Members of our society must develop a sense of place and construct spaces that are worth occupying. Kunstler declared that we will have to “say goodbye to the reigning paradigm” and accept that suburbia is done and we put all of our resources into a system, structure, and place with no future. We must change how we live and inhabit terrain in North America by reverting to traditional living arrangements and agricultural models. As inspired by examples in Italy and France, a building should define the excellence of a space. There should be no need for the farce we call “green space;” instead, large parks should be aesthetically pleasing and promote tranquility. We must create a standard of excellence for all design and seize every opportunity to redefine public space. He concluded his lecture constructively; explaining that we can begin the process of downscaling, and relocalizing while rebuilding both the railway and agricultural economy.
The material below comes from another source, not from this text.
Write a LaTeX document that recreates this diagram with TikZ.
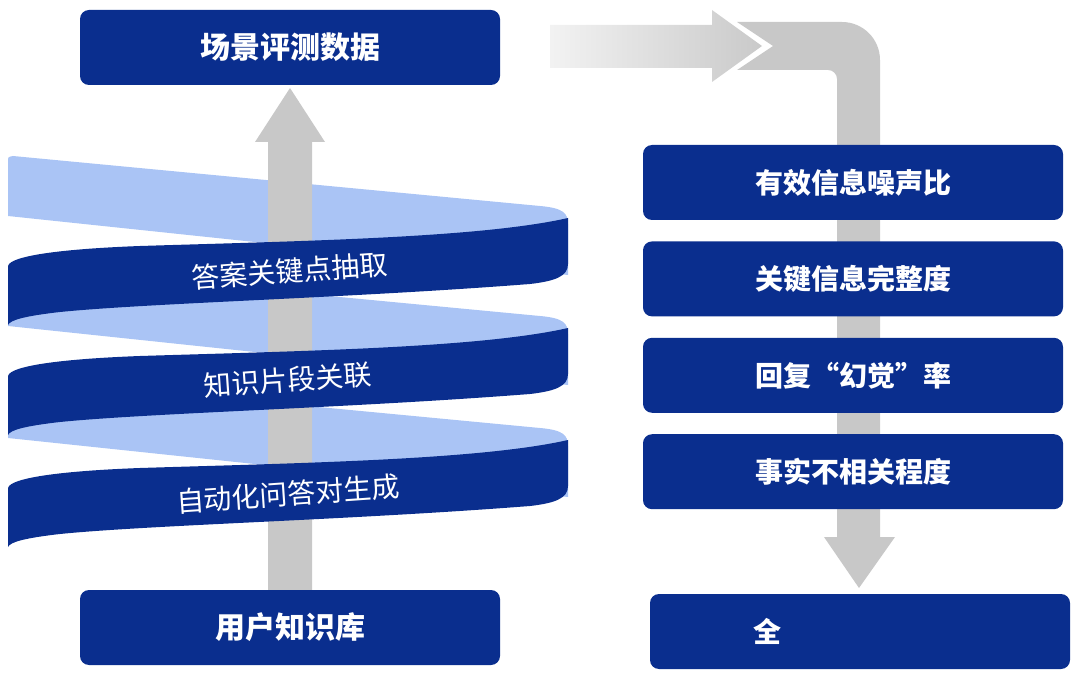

The following day, Kunstler spoke in ENVS 151, a planning course mandatory for all Environmental Studies students, and fielded questions in response to his writings and his lecture the previous night. Presented with the rare opportunity to actually meet the author whom they had been reading, the class easily peppered Kunstler with enough questions to fill the hour. Thematically, a majority of their questions came back to this: Where will we, as students – as the burgeoning generation of movers, shakers, decision makers and leaders – stand during and after this massive societal transition. To the best of my understanding, Kunstler’s answer was as follows: our generation must respond “competently and correctly to reality,” demonstrate to ourselves that we can do it, and thus generate hope for our futures and ourselves. This reality means mentally preparing ourselves for what will be a difficult and discouraging transition and taking part in the process of downscaling, relocalizing and regenerating agricultural systems. Kunstler ultimately shared this undisputable belief that “the most valuable thing you can do for personal salvation is to be comfortable that you are leading a life with purpose.” If we dedicate ourselves to meaningful work and sustainable lifestyles than we can feel righteous in our hope.
"The End of Cheap Energy" with J.H. Kunstler was a Clean Energy Fund sponsored event.